Finita le guerra le donne lasciarono il lavoro – in molti casi vennero semplicemente licenziate – e tornarono a casa a prendersi cura delle famiglia e delle faccende domestiche. Anche se le cose erano tornate apparentemente come prima, le donne avevano dimostrato di poter svolgere gli stessi compiti degli uomini, una certezza che avrebbe alimentato le battaglie femministe dei decenni successivi. Inoltre quasi tutte avevano messo da parte i soldi che avevano guadagnato – non avendo molte occasioni in cui spenderli durante la guerra – e questi dopo la guerra vennero spesi per l’acquisto di una casa, di elettrodomestici o di beni di lusso, contribuendo al rilancio economico degli anni Cinquanta.
Nel 1942 il fotografo Alfred T. Palmer visitò la Douglas Aircraft Company di Long Beach, in California, una delle più importanti industrie belliche americane durante la guerra: dal 1942 al 1945 costruì 30 mila aerei, dando lavoro a circa 160 mila operai.
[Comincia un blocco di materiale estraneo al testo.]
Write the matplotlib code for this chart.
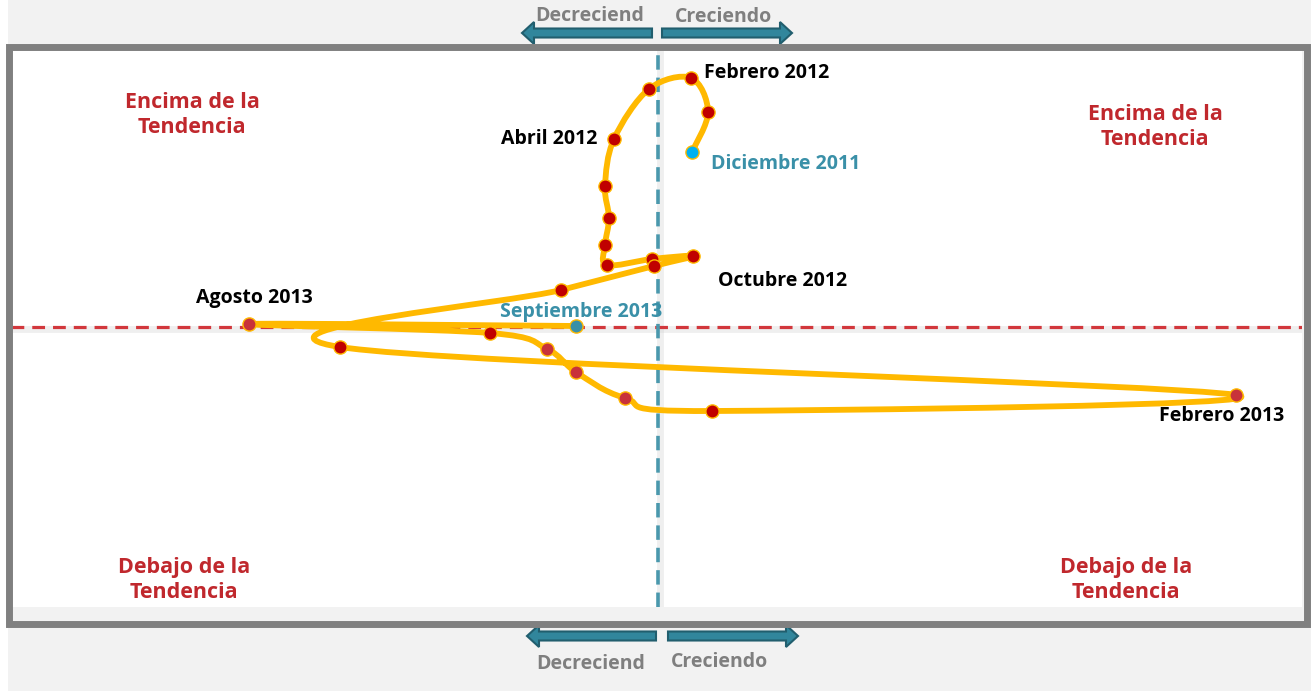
import matplotlib
matplotlib.use("Agg")
import matplotlib.pyplot as plt
import numpy as np
from matplotlib.path import Path
from matplotlib.patches import PathPatch, Rectangle, FancyArrow

plt.rcParams['font.family'] = ['Open Sans', 'DejaVu Sans']

# data: x = variacion (crecimiento), y = indice respecto a la tendencia (100 = tendencia)
months = ['Dic 2011', 'Ene 2012', 'Feb 2012', 'Mar 2012', 'Abr 2012', 'May 2012',
          'Jun 2012', 'Jul 2012', 'Ago 2012', 'Sep 2012', 'Oct 2012', 'Nov 2012',
          'Dic 2012', 'Ene 2013', 'Feb 2013', 'Mar 2013', 'Abr 2013', 'May 2013',
          'Jun 2013', 'Jul 2013', 'Ago 2013', 'Sep 2013']
x_vals = [0.34, 0.50, 0.33, -0.09, -0.44, -0.53, -0.49, -0.53, -0.51, -0.06, 0.35, -0.04,
          -0.97, -3.18, 5.78, 0.54, -0.33, -0.82, -1.11, -1.68, -4.09, -0.82]
y_vals = [117.5, 121.5, 124.9, 123.8, 118.8, 114.1, 110.9, 108.2, 106.2, 106.8, 107.1, 106.1,
          103.7, 98.0, 93.2, 91.6, 92.9, 95.5, 97.8, 99.4, 100.3, 100.1]
light_red = ['Feb 2013', 'Abr 2013', 'May 2013', 'Jun 2013', 'Ago 2013']
labels = {'Feb 2012': 'Febrero 2012', 'Abr 2012': 'Abril 2012', 'Oct 2012': 'Octubre 2012',
          'Ago 2013': 'Agosto 2013', 'Feb 2013': 'Febrero 2013',
          'Dic 2011': 'Diciembre 2011', 'Sep 2013': 'Septiembre 2013'}

W, H = 1311, 691
fig = plt.figure(figsize=(W / 100, H / 100), dpi=100, facecolor='#f2f2f2')


def inch(px, py):
    # pixel (top-left origin) -> inches for dpi_scale_trans
    return px / 100, (H - py) / 100


# white strip at far left
fig.patches.append(Rectangle((0, 0), 8 / 100, H / 100, transform=fig.dpi_scale_trans,
                             facecolor='white', edgecolor='none', zorder=0))

# plot area (white region inside the frame)
ax = fig.add_axes([11 / W, (H - 607) / H, 1291 / W, 557 / H])
ax.set_facecolor('white')
ax.set_xlim(-6.47, 6.44)
ax.set_ylim(72.0, 127.7)
ax.set_xticks([])
ax.set_yticks([])
for s in ax.spines.values():
    s.set_visible(False)

# reference lines (with soft shadow)
ax.axhline(99.85, color='#cccccc', lw=5, alpha=0.3, zorder=1)
ax.axhline(100, color='#d2373c', lw=2.3, ls=(0, (4, 2.5)), zorder=2)
ax.axvline(0.02, color='#cccccc', lw=5, alpha=0.3, zorder=1)
ax.axvline(0, color='#4a98ad', lw=2.6, ls=(0, (4, 2.2)), zorder=2)

# smoothed line (Catmull-Rom as cubic bezier, like spreadsheet smoothing)
pts = np.column_stack([x_vals, y_vals])
n = len(pts)
verts = [tuple(pts[0])]
codes = [Path.MOVETO]
for i in range(n - 1):
    p0 = pts[i - 1] if i > 0 else pts[i]
    p1 = pts[i]
    p2 = pts[i + 1]
    p3 = pts[i + 2] if i + 2 < n else pts[i + 1]
    c1 = p1 + (p2 - p0) / 6
    c2 = p2 - (p3 - p1) / 6
    verts += [tuple(c1), tuple(c2), tuple(p2)]
    codes += [Path.CURVE4] * 3
ax.add_patch(PathPatch(Path(verts, codes), facecolor='none', edgecolor='#ffb900',
                       lw=4.2, capstyle='round', joinstyle='round', zorder=3))

for m, xv, yv in zip(months, x_vals, y_vals):
    if m == 'Dic 2011':
        fc = '#00b0f0'
    elif m == 'Sep 2013':
        fc = '#3a90a8'
    elif m in light_red:
        fc = '#c8323a'
    else:
        fc = '#c00000'
    ax.plot(xv, yv, 'o', ms=9.5, mfc=fc, mec='#ffb900', mew=1, zorder=4)

# point labels
lab_off = {'Feb 2012': (0.13, 0.5, 'left'), 'Abr 2012': (-0.17, 0.0, 'right'),
           'Oct 2012': (0.25, -2.5, 'left'), 'Ago 2013': (-0.53, 2.6, 'left'),
           'Feb 2013': (0.48, -2.1, 'right'), 'Dic 2011': (0.19, -1.2, 'left'),
           'Sep 2013': (0.05, 1.4, 'center')}
for m, xv, yv in zip(months, x_vals, y_vals):
    if m in labels:
        dx, dy, ha = lab_off[m]
        col = '#3a90a8' if m in ('Dic 2011', 'Sep 2013') else 'black'
        ax.text(xv + dx, yv + dy, labels[m], ha=ha, va='center', fontsize=14,
                fontweight='bold', color=col, zorder=5)

# quadrant labels
quad_col = '#c0282d'
for (qx, qy, txt) in [(192, 115, 'Encima de la\nTendencia'), (1155, 127, 'Encima de la\nTendencia'),
                      (184, 580, 'Debajo de la\nTendencia'), (1126, 580, 'Debajo de la\nTendencia')]:
    fig.text(qx / W, 1 - qy / H, txt, ha='center', va='center', fontsize=15.5,
             fontweight='bold', color=quad_col, linespacing=1.3)

# frame
fig.patches.append(Rectangle(inch(8.5, 623.5), 1298 / 100, 577 / 100,
                             transform=fig.dpi_scale_trans, facecolor='none',
                             edgecolor='#808080', lw=5.0, zorder=10))

# direction arrows
arrow_kw = dict(width=0.09, head_width=0.22, head_length=0.12, length_includes_head=True,
                facecolor='#31869c', edgecolor='#215e6e', lw=1.5,
                transform=fig.dpi_scale_trans)
for (x0, x1, yy) in [(652, 522, 33), (662, 792, 33), (656, 527, 636), (668, 798, 636)]:
    a0, b0 = inch(x0, yy)
    a1, _ = inch(x1, yy)
    fig.patches.append(FancyArrow(a0, b0, a1 - a0, 0, **arrow_kw))

for (tx, ty, txt) in [(590, 16, 'Decreciend'), (724, 17, 'Creciendo'),
                      (591, 664, 'Decreciend'), (720, 662, 'Creciendo')]:
    fig.text(tx / W, 1 - ty / H, txt, ha='center', va='center', fontsize=14,
             fontweight='bold', color='#7f7f7f')

fig.savefig('out.png', dpi=100, facecolor=fig.get_facecolor())
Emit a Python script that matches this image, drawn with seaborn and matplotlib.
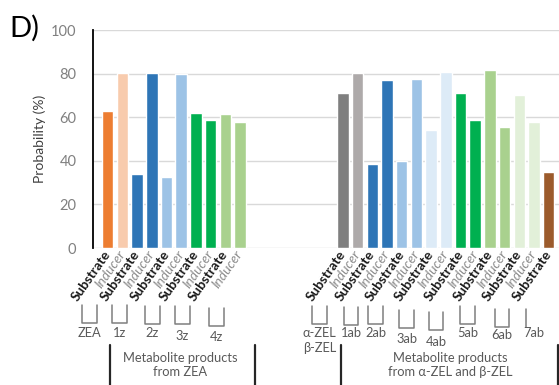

Palmer lavorava per lo United States Office of War Information, l’agenzia governativa creata per gestire le notizie sulla Seconda guerra mondiale e realizzare numerose campagne patriottiche, tra cui quelle che incoraggiavano le donne a entrare in fabbrica. Durante la visita scattò numerose foto alle operaie della fabbrica, impegnate a inserire rivetti, bulloni, costruire fusoliere e ispezionare la correttezza del lavoro, o a rilassarsi durante la pausa pranzo. Molte indossano la tuta da lavoro, scarpe da uomo, fazzoletti annodati come “Rosie the riveter” e allo stesso tempo portano il rossetto, lo smalto sulle unghie e hanno i capelli ordinati in una messa in piega.